Napisał
Majka
Na zdrowie.
Zapomniałabym, dodatkowo reguluje wielkość przepływu drugą odmą do dolotu… Szkoda w sumie, że w JTS nie zrobili odprowadzenia odmy nr 2 - do EVAPa zamiast rury dolotu, ale raczej by nie mogli, bo EVAP czasem jest zamknięty.
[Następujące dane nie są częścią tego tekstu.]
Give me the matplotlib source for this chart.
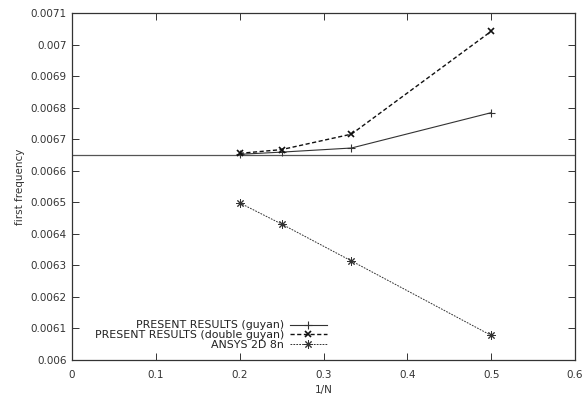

Może i radosna, ale raczej prawdziwa. Za wyjątkiem ciśnienia w miejscu mocowania bagnetu - nie zależy od tego, powinno być stałe, dlatego przepływ się zmienia i dlatego warto zbadać przed ewentualnymi wymianami czegokolwiek z układu odm. Czy powinno być ujemne? Tego nie wiem, ale na pewno nadciśnienia nie powinno tam być, więc co najwyżej b. niskie dodatnie. Czy chcesz tego czy nie, po to się montuje zaworki, by coś regulowały, a odpowietrzenie silnika musi być największe, wtedy gdy przepływ jest największy. A konstrukcyjnie musi wleźć tyle powietrza do kolektora ile zaplanowano i obliczono…
Ten zaworek nie działa jak strzykawka, on ma dwie pozycje, gdy jest otwarty:
- zaworek grzybkowy max w dole == mały przepływ, jałowy i małe obciążenia;
- zaworek grzybkowy na górze, ale nie na max == duży przepływ, wysokie obroty i duże obciążenia.
- przemawia też za tym to, że trzonek zaworka grzybkowego jest znacznie dłuższy od sprężyny, daje to wspomnianą możliwość jego pracy.
W GT odsunięto odmę nr 2 od TP, co chyba oznacza, że zmodyfikowano pojemność powietrza. A nawet jak nie, to tym b. potwierdza takie działanie.
Tak też sądzę, że tam się nie może za bardzo nic zepsuć. Musiałby blokować się w jakiejś pozycji, aby stracić swoje funkcje regulacyjne. Podobnie gdyby był zamontowany odwrotnie. Jest tam o-ring – uszczelka, po coś. Moja sprężyna, czy zaworek z jakiegoś powodu bzyczy. Co do wymiany miałam i mam podejście sceptyczne.
Ten od AR można kupić w ASO… dla silników 1,6 występuje pod innym numerem katalogowym, po co szukać u fiata?